Collected material:
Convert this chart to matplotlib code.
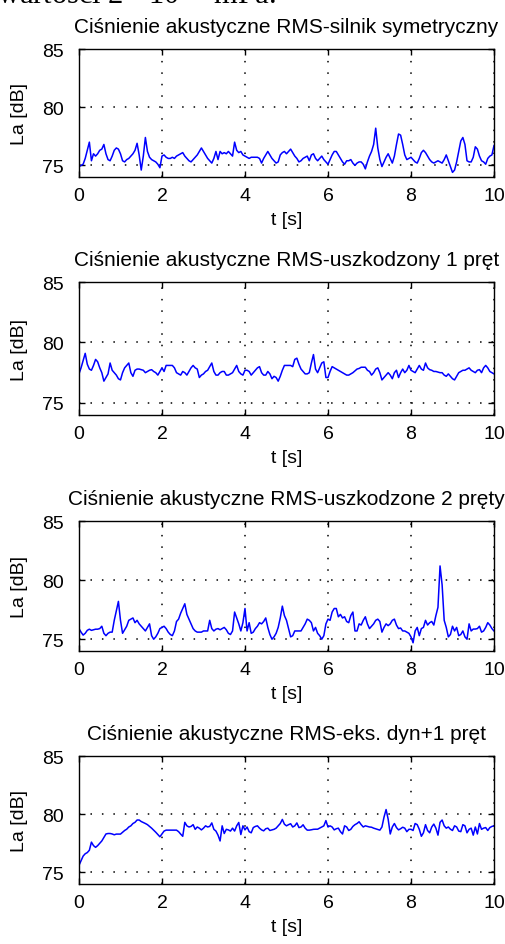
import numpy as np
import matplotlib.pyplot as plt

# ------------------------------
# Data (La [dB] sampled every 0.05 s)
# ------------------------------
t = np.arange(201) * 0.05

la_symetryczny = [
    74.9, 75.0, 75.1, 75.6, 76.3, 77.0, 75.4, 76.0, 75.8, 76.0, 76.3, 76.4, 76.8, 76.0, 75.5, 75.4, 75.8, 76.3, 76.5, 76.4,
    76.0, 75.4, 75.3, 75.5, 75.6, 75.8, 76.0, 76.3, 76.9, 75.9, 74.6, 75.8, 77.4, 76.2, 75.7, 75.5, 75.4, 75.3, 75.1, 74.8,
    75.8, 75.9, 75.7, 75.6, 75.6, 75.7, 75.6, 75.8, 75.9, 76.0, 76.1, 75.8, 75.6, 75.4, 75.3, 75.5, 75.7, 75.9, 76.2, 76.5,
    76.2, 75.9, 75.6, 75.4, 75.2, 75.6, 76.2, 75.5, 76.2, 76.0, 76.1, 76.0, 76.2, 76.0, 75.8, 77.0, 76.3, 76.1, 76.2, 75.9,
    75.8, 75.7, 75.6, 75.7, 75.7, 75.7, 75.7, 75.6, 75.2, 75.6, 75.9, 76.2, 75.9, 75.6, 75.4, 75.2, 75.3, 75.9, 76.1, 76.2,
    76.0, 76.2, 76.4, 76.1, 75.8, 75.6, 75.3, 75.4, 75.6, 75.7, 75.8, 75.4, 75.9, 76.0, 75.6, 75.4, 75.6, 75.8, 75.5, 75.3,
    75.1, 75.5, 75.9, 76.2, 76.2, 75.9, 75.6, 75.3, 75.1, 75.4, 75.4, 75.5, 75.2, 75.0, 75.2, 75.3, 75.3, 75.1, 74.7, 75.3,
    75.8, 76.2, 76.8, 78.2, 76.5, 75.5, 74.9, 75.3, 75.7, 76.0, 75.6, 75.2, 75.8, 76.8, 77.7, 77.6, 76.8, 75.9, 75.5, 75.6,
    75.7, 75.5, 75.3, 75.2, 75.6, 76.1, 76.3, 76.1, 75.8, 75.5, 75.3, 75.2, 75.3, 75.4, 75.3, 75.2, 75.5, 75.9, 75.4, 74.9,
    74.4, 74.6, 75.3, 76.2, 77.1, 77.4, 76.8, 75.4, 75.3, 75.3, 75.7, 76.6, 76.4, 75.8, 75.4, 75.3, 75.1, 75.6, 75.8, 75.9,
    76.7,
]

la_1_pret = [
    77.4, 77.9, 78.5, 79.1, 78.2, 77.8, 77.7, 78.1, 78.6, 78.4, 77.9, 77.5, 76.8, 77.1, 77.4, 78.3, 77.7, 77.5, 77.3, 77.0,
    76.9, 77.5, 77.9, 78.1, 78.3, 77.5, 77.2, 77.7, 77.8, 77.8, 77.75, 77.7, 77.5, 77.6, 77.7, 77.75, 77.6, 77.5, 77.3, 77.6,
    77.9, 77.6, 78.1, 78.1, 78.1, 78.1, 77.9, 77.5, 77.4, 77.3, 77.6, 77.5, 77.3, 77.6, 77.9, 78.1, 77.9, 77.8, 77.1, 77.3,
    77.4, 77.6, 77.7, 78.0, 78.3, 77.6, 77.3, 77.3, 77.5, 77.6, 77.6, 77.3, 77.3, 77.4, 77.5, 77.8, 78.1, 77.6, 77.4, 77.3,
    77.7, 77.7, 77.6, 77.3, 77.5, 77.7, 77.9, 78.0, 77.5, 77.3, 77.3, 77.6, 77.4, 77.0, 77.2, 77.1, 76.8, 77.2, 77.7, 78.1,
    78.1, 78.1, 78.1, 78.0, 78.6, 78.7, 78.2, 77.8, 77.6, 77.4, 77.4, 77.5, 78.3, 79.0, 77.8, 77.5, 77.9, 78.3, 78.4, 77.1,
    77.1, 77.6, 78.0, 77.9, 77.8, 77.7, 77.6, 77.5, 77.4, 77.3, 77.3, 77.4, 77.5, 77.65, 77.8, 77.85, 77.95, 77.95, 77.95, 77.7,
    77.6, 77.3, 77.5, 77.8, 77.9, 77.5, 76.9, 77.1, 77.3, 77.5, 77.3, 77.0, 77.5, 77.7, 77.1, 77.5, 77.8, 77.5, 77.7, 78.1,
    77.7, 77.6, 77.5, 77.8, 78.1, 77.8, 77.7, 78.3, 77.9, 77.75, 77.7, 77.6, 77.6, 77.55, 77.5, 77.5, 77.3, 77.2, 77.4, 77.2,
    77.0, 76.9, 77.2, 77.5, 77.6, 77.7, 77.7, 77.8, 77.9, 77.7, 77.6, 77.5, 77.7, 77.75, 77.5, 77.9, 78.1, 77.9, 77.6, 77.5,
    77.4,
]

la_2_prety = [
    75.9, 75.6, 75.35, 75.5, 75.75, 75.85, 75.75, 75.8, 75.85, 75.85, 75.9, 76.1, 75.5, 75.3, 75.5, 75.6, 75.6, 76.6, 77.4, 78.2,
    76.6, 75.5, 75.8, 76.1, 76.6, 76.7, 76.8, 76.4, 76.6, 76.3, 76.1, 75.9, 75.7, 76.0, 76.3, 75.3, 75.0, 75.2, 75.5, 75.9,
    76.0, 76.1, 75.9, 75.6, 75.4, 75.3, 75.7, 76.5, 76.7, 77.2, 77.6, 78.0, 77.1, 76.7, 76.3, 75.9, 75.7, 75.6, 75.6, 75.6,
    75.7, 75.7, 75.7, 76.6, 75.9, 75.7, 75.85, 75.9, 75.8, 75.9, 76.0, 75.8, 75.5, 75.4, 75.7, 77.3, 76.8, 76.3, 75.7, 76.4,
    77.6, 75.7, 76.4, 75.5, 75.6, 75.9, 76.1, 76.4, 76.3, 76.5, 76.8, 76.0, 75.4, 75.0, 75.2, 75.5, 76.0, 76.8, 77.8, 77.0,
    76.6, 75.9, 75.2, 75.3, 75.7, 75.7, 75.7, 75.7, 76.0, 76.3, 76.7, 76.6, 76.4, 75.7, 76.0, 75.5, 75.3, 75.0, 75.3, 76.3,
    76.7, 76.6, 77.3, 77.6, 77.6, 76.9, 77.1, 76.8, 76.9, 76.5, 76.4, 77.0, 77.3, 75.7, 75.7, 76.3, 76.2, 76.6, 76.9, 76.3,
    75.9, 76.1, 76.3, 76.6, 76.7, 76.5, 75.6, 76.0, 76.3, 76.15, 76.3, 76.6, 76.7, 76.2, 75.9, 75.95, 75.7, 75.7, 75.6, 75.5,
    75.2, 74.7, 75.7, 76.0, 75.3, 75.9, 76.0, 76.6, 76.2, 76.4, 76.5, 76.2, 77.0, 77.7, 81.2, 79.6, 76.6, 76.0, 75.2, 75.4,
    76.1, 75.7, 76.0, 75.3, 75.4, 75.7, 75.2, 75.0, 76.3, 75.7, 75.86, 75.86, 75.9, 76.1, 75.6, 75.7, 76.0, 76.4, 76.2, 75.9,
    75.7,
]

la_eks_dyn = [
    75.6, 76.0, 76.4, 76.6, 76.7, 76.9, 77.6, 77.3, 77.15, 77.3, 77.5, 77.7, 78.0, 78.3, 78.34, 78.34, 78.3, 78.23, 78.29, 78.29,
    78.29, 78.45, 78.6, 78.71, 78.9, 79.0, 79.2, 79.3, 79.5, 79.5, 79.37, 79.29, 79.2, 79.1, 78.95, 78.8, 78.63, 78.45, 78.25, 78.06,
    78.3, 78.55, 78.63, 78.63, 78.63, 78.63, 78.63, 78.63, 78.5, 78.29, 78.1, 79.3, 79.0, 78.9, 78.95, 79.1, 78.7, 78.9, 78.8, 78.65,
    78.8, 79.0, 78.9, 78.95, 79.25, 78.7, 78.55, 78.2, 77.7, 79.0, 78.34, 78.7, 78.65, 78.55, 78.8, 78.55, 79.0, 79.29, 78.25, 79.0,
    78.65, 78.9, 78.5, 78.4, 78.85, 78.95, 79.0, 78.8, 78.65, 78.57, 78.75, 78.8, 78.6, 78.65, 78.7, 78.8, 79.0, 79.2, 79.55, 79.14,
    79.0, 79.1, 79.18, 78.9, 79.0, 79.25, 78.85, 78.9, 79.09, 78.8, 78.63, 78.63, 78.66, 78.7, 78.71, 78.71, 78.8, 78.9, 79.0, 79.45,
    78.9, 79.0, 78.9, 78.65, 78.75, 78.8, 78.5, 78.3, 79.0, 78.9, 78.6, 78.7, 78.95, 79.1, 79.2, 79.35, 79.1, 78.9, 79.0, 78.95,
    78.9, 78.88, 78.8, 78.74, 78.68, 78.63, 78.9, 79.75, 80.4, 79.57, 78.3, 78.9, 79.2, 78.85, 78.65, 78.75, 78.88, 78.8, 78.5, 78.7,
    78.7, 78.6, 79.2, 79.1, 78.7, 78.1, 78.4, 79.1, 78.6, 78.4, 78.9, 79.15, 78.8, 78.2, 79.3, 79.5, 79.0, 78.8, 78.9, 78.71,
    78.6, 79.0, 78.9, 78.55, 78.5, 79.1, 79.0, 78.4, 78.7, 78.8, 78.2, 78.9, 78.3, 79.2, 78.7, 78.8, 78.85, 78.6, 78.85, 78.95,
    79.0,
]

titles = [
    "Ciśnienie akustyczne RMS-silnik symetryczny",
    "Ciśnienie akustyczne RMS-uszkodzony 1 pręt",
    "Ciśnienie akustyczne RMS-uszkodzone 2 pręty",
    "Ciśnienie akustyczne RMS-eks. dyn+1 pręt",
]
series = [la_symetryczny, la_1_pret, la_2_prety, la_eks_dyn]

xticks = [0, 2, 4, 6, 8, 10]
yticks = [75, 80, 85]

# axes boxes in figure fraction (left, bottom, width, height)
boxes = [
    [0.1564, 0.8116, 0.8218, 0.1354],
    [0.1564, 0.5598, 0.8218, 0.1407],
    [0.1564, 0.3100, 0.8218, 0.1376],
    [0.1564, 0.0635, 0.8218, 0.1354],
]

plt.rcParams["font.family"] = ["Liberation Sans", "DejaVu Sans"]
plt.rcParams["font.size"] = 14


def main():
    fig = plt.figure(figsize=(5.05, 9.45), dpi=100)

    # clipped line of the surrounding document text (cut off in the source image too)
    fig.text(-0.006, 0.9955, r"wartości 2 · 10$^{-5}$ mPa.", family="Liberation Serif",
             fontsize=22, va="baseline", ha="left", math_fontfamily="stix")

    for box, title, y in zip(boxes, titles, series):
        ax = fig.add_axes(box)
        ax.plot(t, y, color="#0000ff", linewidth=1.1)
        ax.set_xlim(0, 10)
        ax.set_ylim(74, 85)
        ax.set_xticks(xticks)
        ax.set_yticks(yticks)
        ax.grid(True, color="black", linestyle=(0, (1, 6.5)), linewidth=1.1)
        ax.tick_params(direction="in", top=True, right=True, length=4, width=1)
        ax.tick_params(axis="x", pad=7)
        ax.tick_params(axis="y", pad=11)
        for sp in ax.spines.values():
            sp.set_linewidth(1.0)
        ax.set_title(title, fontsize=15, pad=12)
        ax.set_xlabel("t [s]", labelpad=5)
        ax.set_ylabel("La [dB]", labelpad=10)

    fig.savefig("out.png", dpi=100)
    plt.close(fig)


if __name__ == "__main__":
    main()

What this task involves: Every line from the top of the material above through the line with "t = np.arange(201) * 0.05" should be duplicated exactly, please; leave out the pictures.

Task output:
Convert this chart to matplotlib code.
import numpy as np
import matplotlib.pyplot as plt

# ------------------------------
# Data (La [dB] sampled every 0.05 s)
# ------------------------------
t = np.arange(201) * 0.05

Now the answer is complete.